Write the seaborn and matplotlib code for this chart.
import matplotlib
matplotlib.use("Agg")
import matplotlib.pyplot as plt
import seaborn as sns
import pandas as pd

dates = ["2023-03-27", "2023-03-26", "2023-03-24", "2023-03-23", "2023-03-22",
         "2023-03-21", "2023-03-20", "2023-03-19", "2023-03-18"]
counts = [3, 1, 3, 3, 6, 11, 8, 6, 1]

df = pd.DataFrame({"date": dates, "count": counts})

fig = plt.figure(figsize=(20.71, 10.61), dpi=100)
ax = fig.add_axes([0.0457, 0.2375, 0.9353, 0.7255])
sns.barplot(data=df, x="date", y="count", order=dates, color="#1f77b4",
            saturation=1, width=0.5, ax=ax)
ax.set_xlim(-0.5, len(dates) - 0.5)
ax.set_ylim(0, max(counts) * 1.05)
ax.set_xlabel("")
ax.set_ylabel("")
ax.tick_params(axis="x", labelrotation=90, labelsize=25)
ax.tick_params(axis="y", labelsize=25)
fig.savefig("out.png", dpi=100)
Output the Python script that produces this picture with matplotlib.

··········

● EXERCISE INSTRUCTIONS
Reproduce the entries above in full by retyping them exactly.

● RESULT BELOW
Write the seaborn and matplotlib code for this chart.
import matplotlib
matplotlib.use("Agg")
import matplotlib.pyplot as plt
import seaborn as sns
import pandas as pd

dates = ["2023-03-27", "2023-03-26", "2023-03-24", "2023-03-23", "2023-03-22",
         "2023-03-21", "2023-03-20", "2023-03-19", "2023-03-18"]
counts = [3, 1, 3, 3, 6, 11, 8, 6, 1]

df = pd.DataFrame({"date": dates, "count": counts})

fig = plt.figure(figsize=(20.71, 10.61), dpi=100)
ax = fig.add_axes([0.0457, 0.2375, 0.9353, 0.7255])
sns.barplot(data=df, x="date", y="count", order=dates, color="#1f77b4",
            saturation=1, width=0.5, ax=ax)
ax.set_xlim(-0.5, len(dates) - 0.5)
ax.set_ylim(0, max(counts) * 1.05)
ax.set_xlabel("")
ax.set_ylabel("")
ax.tick_params(axis="x", labelrotation=90, labelsize=25)
ax.tick_params(axis="y", labelsize=25)
fig.savefig("out.png", dpi=100)
Output the Python script that produces this picture with matplotlib.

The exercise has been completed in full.